1.07.2018

A Farewell to Dreadlocks

And hello to another transformation.

October of 2016 I decided to stop working on my dreadlocks, just to stop maintaining them and see what happens. That thought progressed into the final decision leading to cutting them on my 30th birthday.

Just about a year or so into having dreadlocks, I had a conversation with my best friend and casually decided that I would cut them off when I turn 30. I like to do major changes to my appearance as a sort of reflection of a change or milestone. Often times these end up being on or near my birthday but not always. Ever since that casual conversation, I put it into stone. The fall of 2016 happened naturally, I was getting tired of my dreads in some aspects, not really happy with them, wanting to change something but not really having the means. So I just stopped tending to them all together. Then I decided to try to remove some and pull my hair out of them, just to see what it would take. I also decided that I did not want to shave them off completely but to grow them out. I had just started a new job at the time and didn't think it would be professional to be totally bald. I started to envision a very short hairstyle that I wanted. I slowly worked on removing them. Cutting some off here and there throughout 2017. All the sudden my birthday was coming up, I had to remove them quicker, time was running out. I made a plan to cut them just before my birthday for Halloween. I always try to figure my costume out early, I planned to be Lisbeth Salander, the Girl with the Dragon Tattoo. Perfect, I thought, my hair would be just right.

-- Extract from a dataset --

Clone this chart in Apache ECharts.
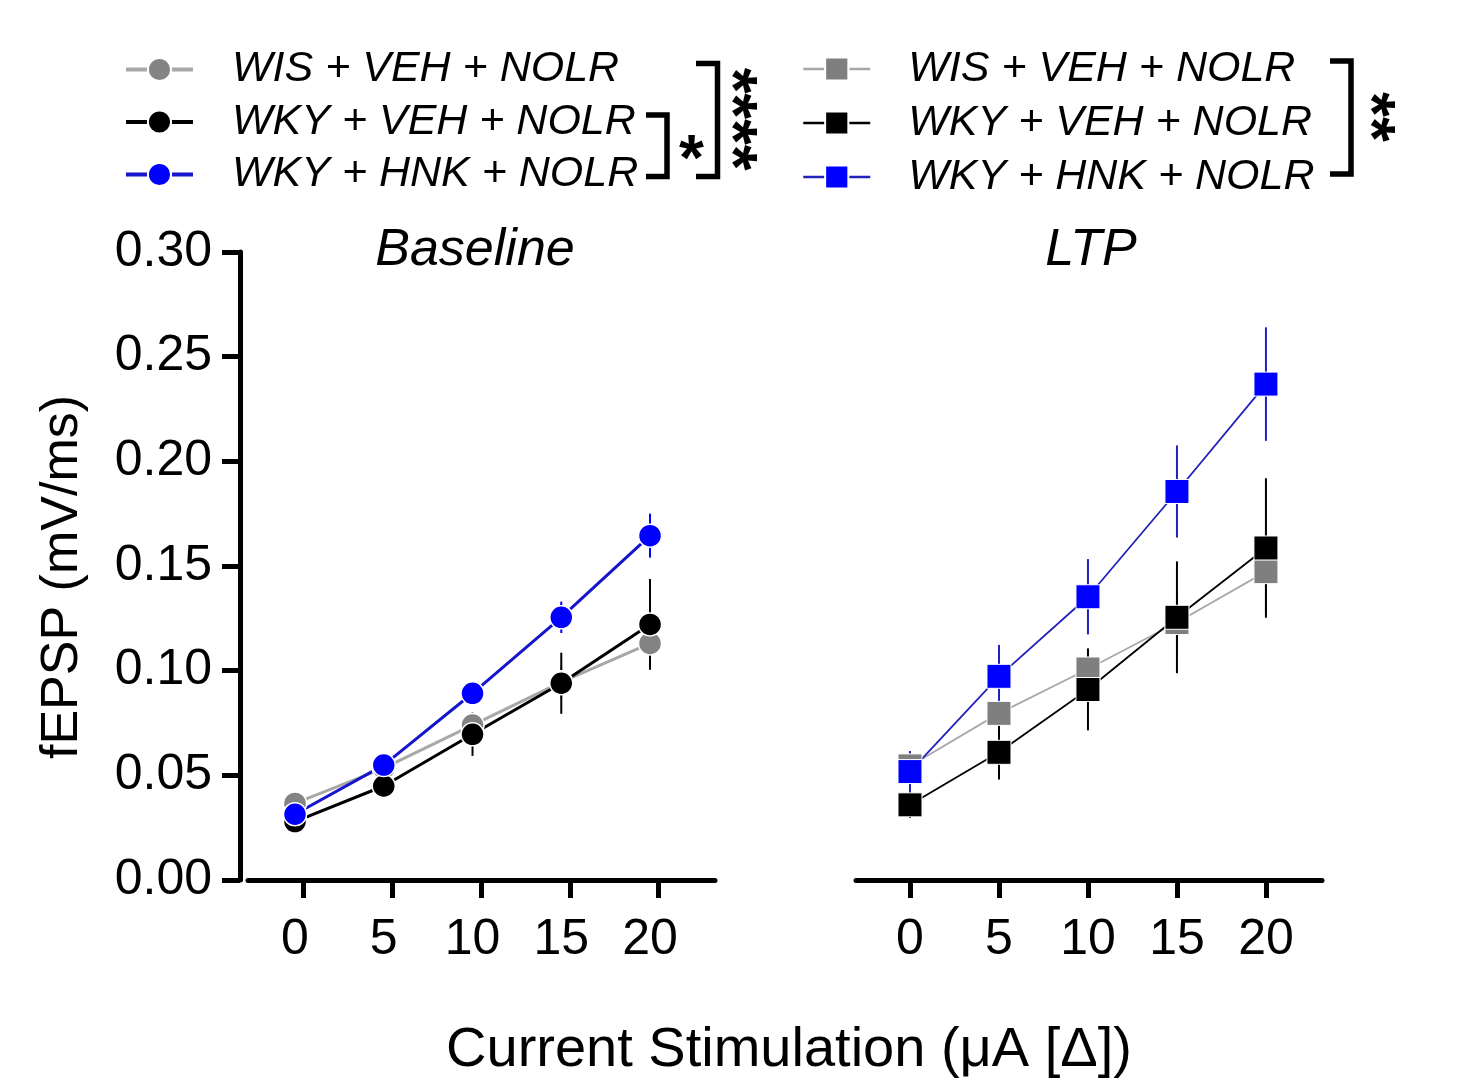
<!DOCTYPE html>
<html>
<head>
<meta charset="utf-8">
<script src="https://cdn.jsdelivr.net/npm/echarts@6/dist/echarts.min.js"></script>
<style>html,body{margin:0;padding:0;background:#fff;}#c{width:1471px;height:1080px;}</style>
</head>
<body>
<div id="c"></div>
<script>
// ---- data ----
const xValues = [0, 5, 10, 15, 20];
const xTicks = [0, 5, 10, 15, 20];
const groupNames = ['WIS + VEH + NOLR', 'WKY + VEH + NOLR', 'WKY + HNK + NOLR'];

const baseWisVeh = [0.0366, 0.0534, 0.0740, 0.0945, 0.1130];
const baseWisVehErr = [0.003, 0.004, 0.006, 0.008, 0.010];
const baseWkyVeh = [0.0279, 0.0449, 0.0696, 0.0940, 0.1221];
const baseWkyVehErr = [0.003, 0.004, 0.0103, 0.0146, 0.0217];
const baseWkyHnk = [0.0314, 0.0549, 0.0892, 0.1255, 0.1645];
const baseWkyHnkErr = [0.003, 0.003, 0.004, 0.0075, 0.0105];

const ltpWisVeh = [0.0545, 0.0796, 0.1008, 0.1230, 0.1473];
const ltpWisVehErr = [0.004, 0.008, 0.010, 0.015, 0.020];
const ltpWkyVeh = [0.0359, 0.0610, 0.0910, 0.1255, 0.1586];
const ltpWkyVehErr = [0.0063, 0.013, 0.0195, 0.0267, 0.0333];
const ltpWkyHnk = [0.0518, 0.0973, 0.1353, 0.1856, 0.2369];
const ltpWkyHnkErr = [0.0098, 0.015, 0.018, 0.022, 0.0271];

const yTickInterval = 0.05;

// ---- helpers ----
const FONT = "'Liberation Sans', Arial, Helvetica, sans-serif";
function triples(vals, errs) { return xValues.map((x, i) => [x, vals[i], errs[i]]); }
function pairs(vals) { return xValues.map((x, i) => [x, vals[i]]); }

function errSeries(name, vals, errs, color, xi, yi, w) {
  return {
    type: 'custom', name: name + ' err', xAxisIndex: xi, yAxisIndex: yi,
    data: triples(vals, errs), encode: { x: 0, y: 1 }, silent: true,
    renderItem: function (params, api) {
      const x = api.value(0), y = api.value(1), e = api.value(2);
      const p1 = api.coord([x, y + e]), p2 = api.coord([x, y - e]);
      return { type: 'line', shape: { x1: p1[0], y1: p1[1], x2: p2[0], y2: p2[1] },
        style: { stroke: color, lineWidth: w } };
    }
  };
}
function lineSeries(name, vals, lineColor, markColor, symbol, size, lw, xi, yi, bw) {
  return {
    type: 'line', name: name, xAxisIndex: xi, yAxisIndex: yi, data: pairs(vals),
    symbol: symbol, symbolSize: size, showAllSymbol: true,
    lineStyle: { color: lineColor, width: lw },
    itemStyle: { color: markColor, borderColor: '#fff', borderWidth: bw, opacity: 1 },
    emphasis: { disabled: true }, z: 2
  };
}

const colGray = '#848484', colGrayLine = '#a8a8a8', colBlack = '#000000', colBlue = '#0000ff', colBlueLine = '#1515cc';

const series = [
  errSeries('b0', baseWisVeh, baseWisVehErr, colGray, 0, 0, 2),
  lineSeries(groupNames[0], baseWisVeh, colGrayLine, colGray, 'circle', 23, 3, 0, 0, 1.5),
  errSeries('b1', baseWkyVeh, baseWkyVehErr, colBlack, 0, 0, 2),
  lineSeries(groupNames[1], baseWkyVeh, colBlack, colBlack, 'circle', 23, 3, 0, 0, 1.5),
  errSeries('b2', baseWkyHnk, baseWkyHnkErr, colBlue, 0, 0, 2),
  lineSeries(groupNames[2], baseWkyHnk, colBlueLine, colBlue, 'circle', 23, 3, 0, 0, 1.5),

  errSeries('l0', ltpWisVeh, ltpWisVehErr, colGray, 2, 1, 2),
  lineSeries('LTP|' + groupNames[0], ltpWisVeh, colGrayLine, '#7f7f7f', 'rect', 24, 1.8, 2, 1, 1),
  errSeries('l1', ltpWkyVeh, ltpWkyVehErr, colBlack, 2, 1, 2),
  lineSeries('LTP|' + groupNames[1], ltpWkyVeh, colBlack, colBlack, 'rect', 24, 1.8, 2, 1, 1),
  errSeries('l2', ltpWkyHnk, ltpWkyHnkErr, '#2020c0', 2, 1, 2),
  lineSeries('LTP|' + groupNames[2], ltpWkyHnk, '#2222bb', colBlue, 'rect', 24, 1.8, 2, 1, 1)
];

const labelStyle = { fontSize: 50, fontFamily: FONT, color: '#000' };

function bracket(x1, x2, top, bottom) {
  return { type: 'polyline', silent: true, z: 10,
    shape: { points: [[x1, top], [x2, top], [x2, bottom], [x1, bottom]] },
    style: { stroke: '#000', lineWidth: 5.5, fill: null, lineJoin: 'miter' } };
}
function txt(text, x, y, font, rot, align) {
  return { type: 'text', silent: true, z: 10, x: x, y: y, rotation: rot || 0,
    style: { text: text, font: font, fill: '#000', align: align || 'center', verticalAlign: 'middle',
      textAlign: align || 'center', textVerticalAlign: 'middle' } };
}

const option = {
  animation: false,
  backgroundColor: '#fff',
  grid: [
    { left: 248, top: 252, width: 467, height: 628 },
    { left: 856, top: 252, width: 466, height: 628 }
  ],
  xAxis: [
    { gridIndex: 0, type: 'value', position: 'bottom', min: -2.648, max: 23.66,
      axisLine: { show: false }, axisTick: { show: false }, splitLine: { show: false },
      axisLabel: Object.assign({ customValues: xTicks, margin: 35 }, labelStyle) },
    { gridIndex: 0, type: 'value', position: 'bottom', min: -3.128, max: 23.18,
      axisLine: { show: true, onZero: false, lineStyle: { color: '#000', width: 5 } },
      axisTick: { show: true, customValues: xTicks, length: 18, lineStyle: { color: '#000', width: 5 } },
      axisLabel: { show: false }, splitLine: { show: false } },
    { gridIndex: 1, type: 'value', position: 'bottom', min: -3.034, max: 23.15,
      axisLine: { show: true, onZero: false, lineStyle: { color: '#000', width: 5 } },
      axisTick: { show: true, customValues: xTicks, length: 18, lineStyle: { color: '#000', width: 5 } },
      axisLabel: Object.assign({ customValues: xTicks, margin: 35 }, labelStyle),
      splitLine: { show: false } }
  ],
  yAxis: [
    { gridIndex: 0, type: 'value', min: 0, max: 0.30, interval: yTickInterval, offset: 8,
      axisLine: { show: true, onZero: false, lineStyle: { color: '#000', width: 5 } },
      axisTick: { show: true, length: 18, lineStyle: { color: '#000', width: 5 } },
      axisLabel: Object.assign({ margin: 28, formatter: v => v.toFixed(2) }, labelStyle),
      splitLine: { show: false } },
    { gridIndex: 1, type: 'value', min: 0, max: 0.30, interval: yTickInterval, show: false,
      splitLine: { show: false } }
  ],
  legend: [
    { orient: 'vertical', left: 124, top: 48, padding: 0, itemWidth: 67, itemHeight: 29, itemGap: 9.5,
      selectedMode: false, data: groupNames.slice(),
      lineStyle: { width: 4 },
      textStyle: { fontSize: 43, fontStyle: 'italic', fontFamily: FONT, color: '#000', lineHeight: 43, padding: [0, 0, 0, 34] } },
    { orient: 'vertical', left: 802, top: 47.5, padding: 0, itemWidth: 67, itemHeight: 29, itemGap: 11,
      selectedMode: false, data: groupNames.map(n => 'LTP|' + n),
      formatter: n => n.split('|')[1],
      lineStyle: { width: 2.5 },
      textStyle: { fontSize: 43, fontStyle: 'italic', fontFamily: FONT, color: '#000', lineHeight: 43, padding: [0, 0, 0, 33] } }
  ],
  graphic: [
    bracket(646, 667, 115, 176.5),
    bracket(696, 717.5, 63.5, 176.5),
    bracket(1330, 1351, 61, 174),
    txt('*', 691.5, 162, 'bold 64px ' + FONT),
    txt('****', 729, 119, 'bold 66px ' + FONT, -Math.PI / 2),
    txt('**', 1368, 117, 'bold 64px ' + FONT, -Math.PI / 2),
    txt('Baseline', 475, 251, 'italic 52px ' + FONT),
    txt('LTP', 1091, 251, 'italic 52px ' + FONT),
    txt('fEPSP (mV/ms)', 63, 577, '52px ' + FONT, Math.PI / 2),
    txt('Current Stimulation (\u03bcA [\u0394])', 789, 1051, '56px ' + FONT)
  ],
  series: series
};

const chart = echarts.init(document.getElementById('c'), null, { renderer: 'canvas' });
chart.setOption(option);
</script>
</body>
</html>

I strained to get the dreads out in time for my hair appointment with a friend. I was so focused on the expiration date that I never truly had a moment to realize what I was doing, I just wanted it done in time. I never had a sad moment, I had a year to prepare physically and mentally. It couldn't have worked out any better. I had told people in my life, but most of them forgot about it. My Halloween costume shocked people but not in the way I expected. Most people had no idea who I was dressed as, most people thought I was wearing a wig [something I had done a few times before] but then they started to notice the reality. My dreads were gone. All gone as of October 27th, 2017.










I started my dreads July 6th, 2009. Had them for over 8 years. They were mostly good to me. I loved having them, loved the lack of work compared to the daily upkeep it is with undreaded hair. At this moment I don't miss them but when I see other people with dreadlocks it does make me a little sad. However, I am very excited about this change, change within my control is always fun. However, my hair is still finding its identity, I like it, but still figuring out what to do with it, how to make it mine, make it unique. A lot of people respond well to it, and that's nice and everything, but hardly matters to what I feel about it. It varies day by day, sometimes I love it, sometimes I hate it. Being able to run my fingers through my hair feels glorious, I had to relearn how to use a brush, I had to adjust to the lack of weight, cleaning and drying is so quick now. I haven't really had to explain to people that, "I used to have dreadlocks" as much as I thought I would. I don't feel like a lost my identity as much as when I've made other drastic changes to my appearance in the past. I even noticed that I inspired another coworker to do the same. I'm still running into people who don't recognize me at first glance. Their reactions are priceless. I always figured if I ever get to the point where I deeply miss the dreads I can always start them again, but for now I'm content to try this new thing out.